Williams taught economics at George Mason University in Virginia for 40 years and had a nationally syndicated column. 


He died Wednesday, a day after teaching his final class, according to fellow professor Donald J. Boudreaux in the Wall Street Journal.


“Dr. Williams’ body of work was remarkable, prolific and, without question, controversial,” the university said. “His principal scholarly research was devoted to studying the effects on minority groups of markets as well as of government policies, an important and complicated area of study.”


Williams was born in Philadelphia in 1936. He grew up with his mother and sister. Williams had never known his father. The family lived in West Philadelphia before moving to North Philadelphia. 

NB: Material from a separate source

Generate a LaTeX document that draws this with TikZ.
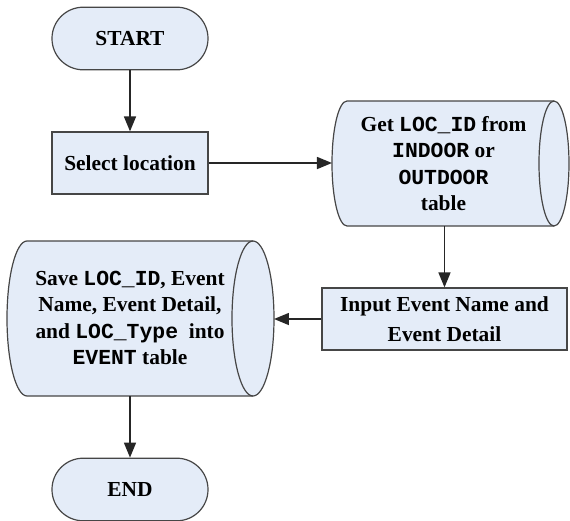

He grew up in the Richard Allen projects. His neighbors back then were that sexual predator Bill Cosby. He knew the inspirations for Cosby’s Fat Albert and the Cosby Kids animated sitcom.


After graduating from Benjamin Franklin High School, Williams moved to California to repair his broken relationship with his father. He would soon get a job as a taxi driver for the Yellow Cab Company. He was drafted into the military and he served as a private for U.S. Army.


Growing up in his younger days he was a progressive. He was pan-African.

“I was more than anything a radical. I was more sympathetic to Malcolm X than Martin Luther King because Malcolm X was more of a radical who was willing to confront discrimination in ways that I thought it was should be confronted, including perhaps the use of violence. But I really just wanted to be left alone. I thought some laws, like minimum-wage laws, helped poor people and poor Black people and projected workers from exploitation. I thought they were a good thing until I was pressed by professors to look at the evidence.”


Williams would find an educational equal in Thomas Sowell. He never took a class from Sowell but looked upon him as a friend and equal.


He wrote 10 books, including 1982’s “The State Against Blacks,” which was the basis of a PBS documentary, according to the Pittsburgh Tribune-Review. 


In his last column, "Blacks of yesteryear and today," Williams wrote about current and past racial tensions in America reflected through his teenage years in a housing project in Northern Philadelphia. 


News of his death prompted words of grief from several prominent Republicans.  


“Walter Williams was legendary,” Sen. Ted Cruz (R-TX) wrote. “He was brilliant, incisive, witty, and profound. I grew up reading him, and he was a ferocious defender of free markets and a powerful explainer of the virtues of Liberty."



Fox News' Mark Levin called Williams’ death a “punch in the gut.”  He said Williams’ had an “enormous” influence on him from the time he was a child.



President of the Heritage Foundation Kay C. James called Williams “a good friend and one of the world's most brilliant economists. … Truly a great loss for America.”


“I first met Walter Williams when I was 17,” Sen. Rand Paul (R-KY), tweeted. “I’ll never forget his speech about conservation, that there is rarely a shortage of things privately owned! RIP to a brilliant and important voice for Liberty.”



Walter leaves behind a daughter named Devyn. His wife, Connie Williams passed away in 2007. 


He was the cousin of Julius Erving aka Dr. J.


Williams has written for the American Economic Review, Policy Review, Journal Labor Research as well as notable publications like The American Spectator, Newsweek, Reason and The Wall Street Journal.


On some occasions, he would be a guest host for that old fart Rush Limbaugh.